# Saute pan vs. skillet



## jstarr (Aug 13, 2007)

Do most people generally have one or the other? Should both of them be used for different cooking techniques, or is it a matter of preference? 

If so, when would you use a skillet vs. a saute pan?


----------



## chefswanny (Jan 16, 2008)

A traditional saute pan will have a flat bottom with short straight sides and has a cover. A skillet generally refers to a pan with sloped sides. Skillets facilitate easier turning/flipping while a saute pan is essential when braising, because of it's cover.
Though many cooks freely substitute one for the other, each pan is designed with specific functions in mind.
A skillet's sloping side allows you to turn and remove food such as scrambled eggs more easily. In contrast, the comparatively high, vertical wall of a saute pan interferes with these cooking tasks. The rationale behind its construction is different: The design is meant to reduce the amount of oil that splatters beyond the saute pan's rim when, for instance, the cook pan-fries chicken.
The sides of a saute pan, incidentally, should not measure more than 2 1/2 inches. Higher walls cause excess steam to build up in the pan as gaseous water molecules are released by the frying foods. Moreover, some of the imprisoned steam molecules then con-dense and fall into the oil, needlessly causing extra splatter and lowering the oil's temperature at the same time.

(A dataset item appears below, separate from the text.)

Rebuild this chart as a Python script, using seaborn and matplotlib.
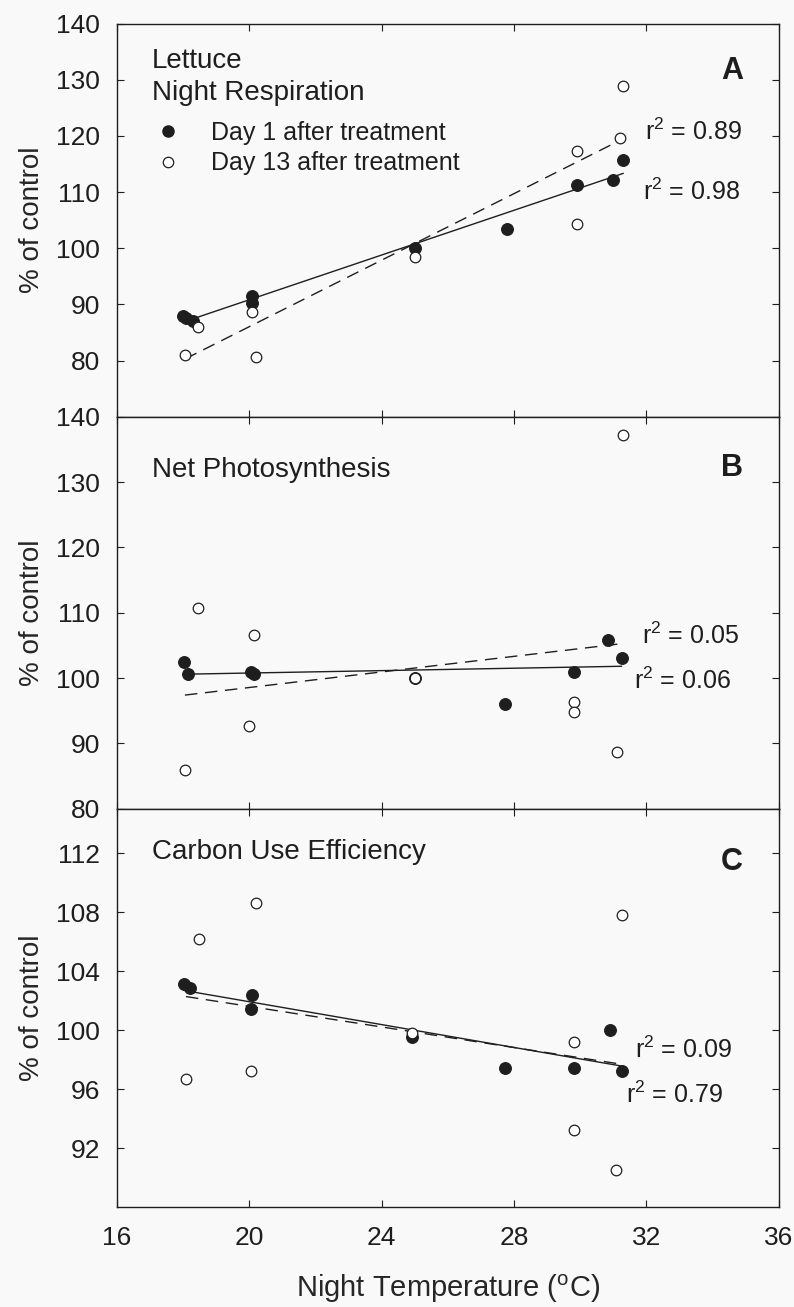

Note: Similar to a saute pan's design, a cast iron "skillet" is more like a saute pan than a skillet.


----------



## shel (Dec 20, 2006)

Thanks for your post and the explanation. While I knew all that, I couldn't explain it as well as you did. 

I agree with this 100%, and is one of the reasons I use smaller capacity sauté pans. The pans made by some companies get their extra capacity by using taller sides and maintaining the same diameter as lower capacity pans. FEH!

shel


----------